Mentioned in SAL [2016-07-13T13:58:43Z] <gehel> cleanup puppet / salt from old elasticsearch servers elastic1001-1016 (T139758)

Mentioned in SAL [2016-07-13T14:16:34Z] <gehel> shutting down elastic1001-1016 (T139758)

Gehel added a subscriber: RobH.

elastic1001-1016 have been shutdown. I followed the documented procedure, stopping at removing salt keys. The cleanup of DNS entries, switch ports, bios settings etc... still needs to be done.

@RobH Could you have a look and let me know if we reclaim or decommission those servers?

Change 298790 had a related patch set uploaded (by Gehel):
Remove old elasticsearch servers from DNS

https://gerrit.wikimedia.org/r/298790

I've synced up wtih @Gehel about this via irc, and I'll go ahead and complete the switch port steps onward for the decommissioning.

I'm assuming these will be decomssioned, since they all had their warranties expire in April 2014. However, before we pull them from the actual racks, we'll need to get @mark's approval to fully decommission these. I won't bother escalating this for that until the other steps (short of removing SSDs and pulling from racks) are complete.

Still 2 patches waiting to be merged:

Waiting for Jenkins to process its queue...

Change 295649 merged by Gehel:
Decommission old elasticsearch servers

https://gerrit.wikimedia.org/r/295649

Actually, before I go into the switches and disable all the ports, I'll get @mark's feedback on decommission or keep.

That way I can avoid having to go back into the switches again in a few days just to remove all the entries.

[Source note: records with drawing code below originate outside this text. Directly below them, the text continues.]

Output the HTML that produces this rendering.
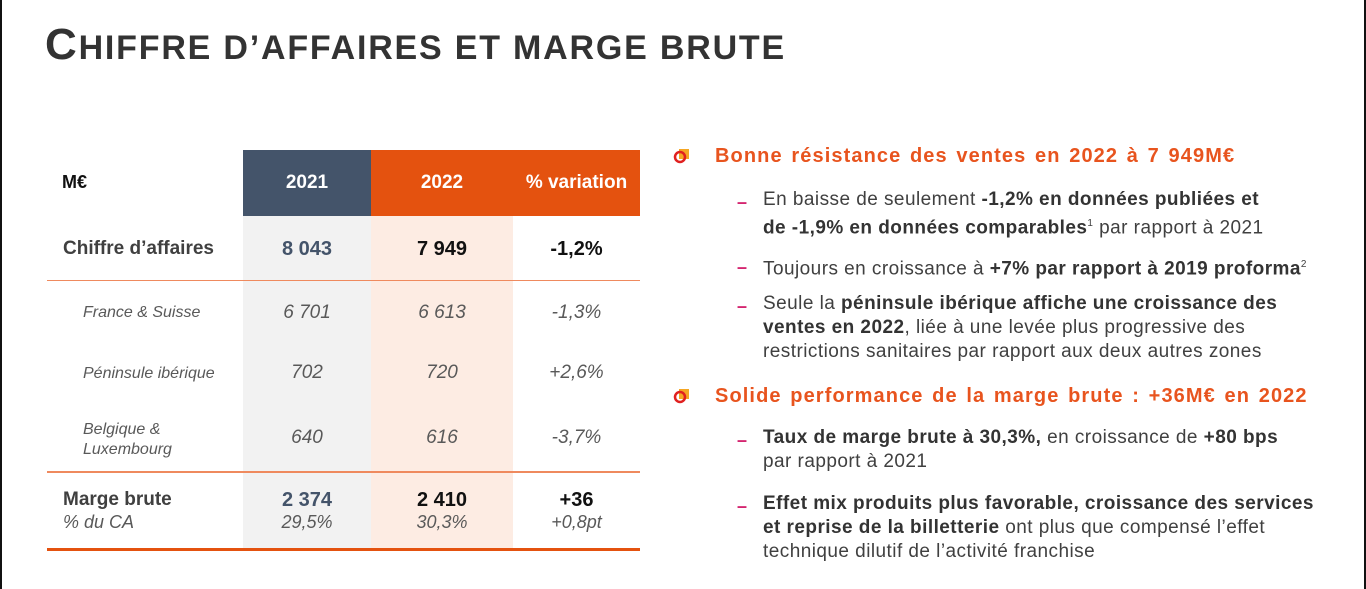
<!DOCTYPE html>
<html><head><meta charset="utf-8">
<style>
body{margin:0;width:1366px;height:589px;background:#fff;position:relative;overflow:hidden;font-family:"Liberation Sans",sans-serif;}
.a{position:absolute;white-space:nowrap;}
.bd{position:absolute;top:0;bottom:0;width:2px;background:#111;}
.t{color:#404040}
.c{text-align:center}
.it{font-style:italic;color:#595959;font-size:17px}
.bul{font-size:19px;color:#404040;line-height:24px;letter-spacing:0.45px}
.bul b{color:#333}
.dash{position:absolute;color:#d4246f;font-size:18px;font-weight:bold}
.hd{font-size:20px;font-weight:bold;color:#e8541e;letter-spacing:1.1px;word-spacing:2px}
</style></head><body>
<div class="bd" style="left:0"></div>
<div class="bd" style="right:0"></div>
<div class="a" style="left:45px;top:20px;font-size:34px;font-weight:bold;color:#333;letter-spacing:1.8px"><span style="font-size:44px">C</span>HIFFRE D’AFFAIRES ET MARGE BRUTE</div>

<div>
<div class="a" style="left:243px;top:216px;width:128px;height:333px;background:#f2f2f2"></div>
<div class="a" style="left:371px;top:216px;width:142px;height:333px;background:#fdece3"></div>
<div class="a c" style="left:243px;top:150px;width:128px;height:66px;line-height:66px;background:#44546a;color:#fff;font-size:19px;font-weight:bold">2021</div>
<div class="a c" style="left:371px;top:150px;width:142px;height:66px;line-height:66px;background:#e4520f;color:#fff;font-size:19px;font-weight:bold">2022</div>
<div class="a c" style="left:513px;top:150px;width:127px;height:66px;line-height:66px;background:#e4520f;color:#fff;font-size:19px;font-weight:bold">% variation</div>
<div class="a" style="left:62px;top:172px;font-size:18px;font-weight:bold;color:#111">M€</div>

<div class="a" style="left:47px;top:280px;width:593px;height:1px;background:#ef8a5e"></div>
<div class="a" style="left:47px;top:471px;width:593px;height:2px;background:#ef8a5e"></div>
<div class="a" style="left:47px;top:548px;width:593px;height:3px;background:#e4520f"></div>

<div class="a t" style="left:63px;top:238px;font-size:19px;font-weight:bold">Chiffre d’affaires</div>
<div class="a c" style="left:243px;width:128px;top:238px;font-size:20px;font-weight:bold;color:#44546a">8 043</div>
<div class="a c" style="left:371px;width:142px;top:238px;font-size:20px;font-weight:bold;color:#111">7 949</div>
<div class="a c" style="left:513px;width:127px;top:238px;font-size:20px;font-weight:bold;color:#111">-1,2%</div>

<div class="a it" style="left:83px;top:304px;font-size:16px">France &amp; Suisse</div>
<div class="a c it" style="left:243px;width:128px;top:302px;font-size:19px">6 701</div>
<div class="a c it" style="left:371px;width:142px;top:302px;font-size:19px">6 613</div>
<div class="a c it" style="left:513px;width:127px;top:302px;font-size:19px">-1,3%</div>

<div class="a it" style="left:83px;top:365px;font-size:16px">Péninsule ibérique</div>
<div class="a c it" style="left:243px;width:128px;top:362px;font-size:19px">702</div>
<div class="a c it" style="left:371px;width:142px;top:362px;font-size:19px">720</div>
<div class="a c it" style="left:513px;width:127px;top:362px;font-size:19px">+2,6%</div>

<div class="a it" style="left:83px;top:420px;font-size:16px;line-height:20px">Belgique &amp;<br>Luxembourg</div>
<div class="a c it" style="left:243px;width:128px;top:427px;font-size:19px">640</div>
<div class="a c it" style="left:371px;width:142px;top:427px;font-size:19px">616</div>
<div class="a c it" style="left:513px;width:127px;top:427px;font-size:19px">-3,7%</div>

<div class="a t" style="left:63px;top:489px;font-size:19px;font-weight:bold;line-height:22px">Marge brute<br><span style="font-weight:normal;font-style:italic;color:#595959;font-size:18px">% du CA</span></div>
<div class="a c" style="left:243px;width:128px;top:489px;font-size:20px;font-weight:bold;color:#44546a;line-height:22px">2 374<br><span class="it" style="font-weight:normal;font-size:18px">29,5%</span></div>
<div class="a c" style="left:371px;width:142px;top:489px;font-size:20px;font-weight:bold;color:#111;line-height:22px">2 410<br><span class="it" style="font-weight:normal;font-size:18px">30,3%</span></div>
<div class="a c" style="left:513px;width:127px;top:489px;font-size:20px;font-weight:bold;color:#111;line-height:22px">+36<br><span class="it" style="font-weight:normal;font-size:18px">+0,8pt</span></div>
</div>

<svg class="a" style="left:673px;top:147px" width="18" height="18"><rect x="6" y="2" width="10" height="10" fill="#f5a623"/><circle cx="7" cy="10" r="5" fill="none" stroke="#e0201f" stroke-width="2.5"/></svg>
<div class="a hd" style="left:715px;top:145px">Bonne résistance des ventes en 2022 à 7 949M€</div>
<div class="dash" style="left:737px;top:192px">–</div>
<div class="a bul" style="left:763px;top:188px">En baisse de seulement <b>-1,2% en données publiées et<br>de -1,9% en données comparables</b><sup style="font-size:10px">1</sup> par rapport à 2021</div>
<div class="dash" style="left:737px;top:257px">–</div>
<div class="a bul" style="left:763px;top:253px">Toujours en croissance à <b>+7% par rapport à 2019 proforma</b><sup style="font-size:10px">2</sup></div>
<div class="dash" style="left:737px;top:296px">–</div>
<div class="a bul" style="left:763px;top:292px">Seule la <b>péninsule ibérique affiche une croissance des<br>ventes en 2022</b>, liée à une levée plus progressive des<br>restrictions sanitaires par rapport aux deux autres zones</div>

<svg class="a" style="left:673px;top:387px" width="18" height="18"><rect x="6" y="2" width="10" height="10" fill="#f5a623"/><circle cx="7" cy="10" r="5" fill="none" stroke="#e0201f" stroke-width="2.5"/></svg>
<div class="a hd" style="left:715px;top:385px">Solide performance de la marge brute : +36M€ en 2022</div>
<div class="dash" style="left:737px;top:430px">–</div>
<div class="a bul" style="left:763px;top:426px"><b>Taux de marge brute à 30,3%,</b> en croissance de <b>+80 bps</b><br>par rapport à 2021</div>
<div class="dash" style="left:737px;top:496px">–</div>
<div class="a bul" style="left:763px;top:492px"><b>Effet mix produits plus favorable, croissance des services<br>et reprise de la billetterie</b> ont plus que compensé l’effet<br>technique dilutif de l’activité franchise</div>
</body></html>
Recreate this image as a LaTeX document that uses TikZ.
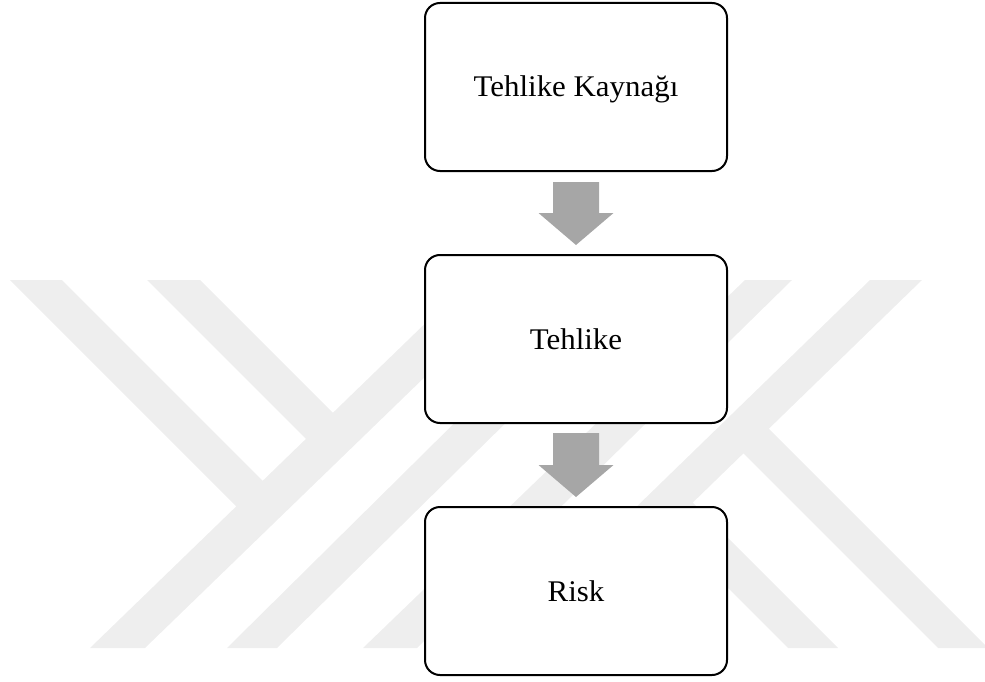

@mark: Can you please advise if we can decommission and unrack elastic1001-1016. These all had their warranties expire in April of 2014, so over two years ago. Since these are over 5 years old, I'd like to pull the SSDs for destruction, and have the systems placed in our decommission pile.

Please advise and assign task back to me, thanks!

Change 298790 merged by Gehel:
Remove old elasticsearch servers from DNS

https://gerrit.wikimedia.org/r/298790

The dns entries were removed but not propagated. I pushed the changed today.

@mark confirmed during weekly ops meeting that we'll decommission those servers as they are old enough.

RobH reopened this task as Open.EditedJul 21 2016, 7:16 PM

@debt: this is not closed, as I have not finished the decommission process. Please don't resolve this task.

Since its in #hw-requests and decommissioning, it isn't complete until the dc-ops team finishes all steps.

Whoops, sorry! Please continue doing what needs to be done and thanks for removing the search tags. :)

No worries, I figured removing the tags would clear it from your workboards/radar =]

RobH updated the task description. (Show Details)

Assigned to @Cmjohnson for ssh removal/disk wipe before unracking. Once they are unracked (and added to decom tracking sheet), their mgmt dns entries can be pulled.